Luke Syson, a curator at the gallery, said that Leonardo commonly used drawings of male models to paint pictures of women. The original sketch of the model survives in the Royal Collection and bears a strong resemblance to the third disciple to the right of Christ in The Last Supper. “He was happy to use (the drawing) for the Virgin Mary,” Mr Syson said. “He was used to using male models for pictures of female beauty. We know it was for The Last Supper but it seems he revised that head for the Virgin in our picture.”
It is the first discovery of a large Leonardo work since the 1930s, when the Ginevra de’ Benci and the Madonna of the Carnation were attributed to the artist. An unseen painting by Leonardo has not been discovered since some of his wall paintings were uncovered in Milan in 1894.
Mr Syson said that he was astonished when he saw the new images. “It was a most amazing moment when we turned the camera on to the head of the Virgin and saw that the lower part of the head was a hand.”

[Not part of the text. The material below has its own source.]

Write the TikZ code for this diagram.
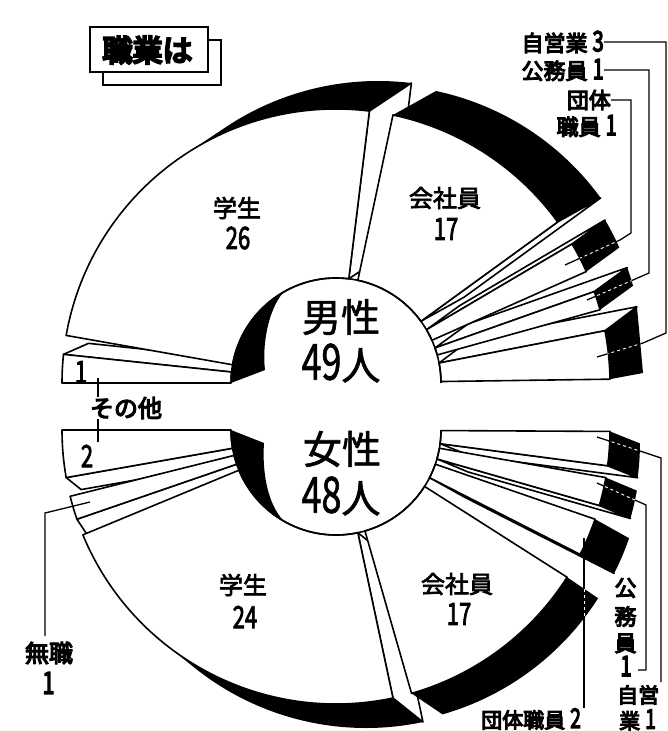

The Virgin of the Rocks covers two preparatory drawings. The first, drawn on to the wood backing, appears to be an Adoration of the Christ Child. The second, drawn on top of a priming layer, is the underdrawing for the visible painting.
Mr Syson believes that Leonardo changed his mind while completing a commission for the Milanese Confraternity of the Immaculate Conception, a religious order.
The confraternity commissioned a painting from Leonardo in 1483. The artist complied but appears to have been so impressed by his work that he demanded a bonus. The confraternity refused, so Leonardo sold the painting — now held by the Louvre — to the Duke of Milan.
The confraternity appears to have then asked the artist to paint another picture. Mr Syson said that Leonardo began a different painting but, for personal reasons or because the confraternity demanded it, stopped and made a copy of his previous work. Mr Syson added that Leonardo might also have made a copy because he did not have time to create a new work.
The discovery of the second underdrawing, the basis for The Virgin of the Rocks, also proves that the painting is not merely a copy of the one that hangs in the Louvre. The drawings show that the artist experimented with details such as the size of his subjects’ foreheads, applying what he had learnt about the way light falls and the anatomy of human beings. The discovery of the new picture will be celebrated by those who subscribe to conspiracy theories propounded in The Da Vinci Code, Dan Brown’s bestselling novel that suggests that one of the characters in The Last Supper is Mary Magdalene.
“I fear we are going to have a wave of fans descending on the gallery,” Mr Syson said. “We can confidently expect some pretty insane predictions.”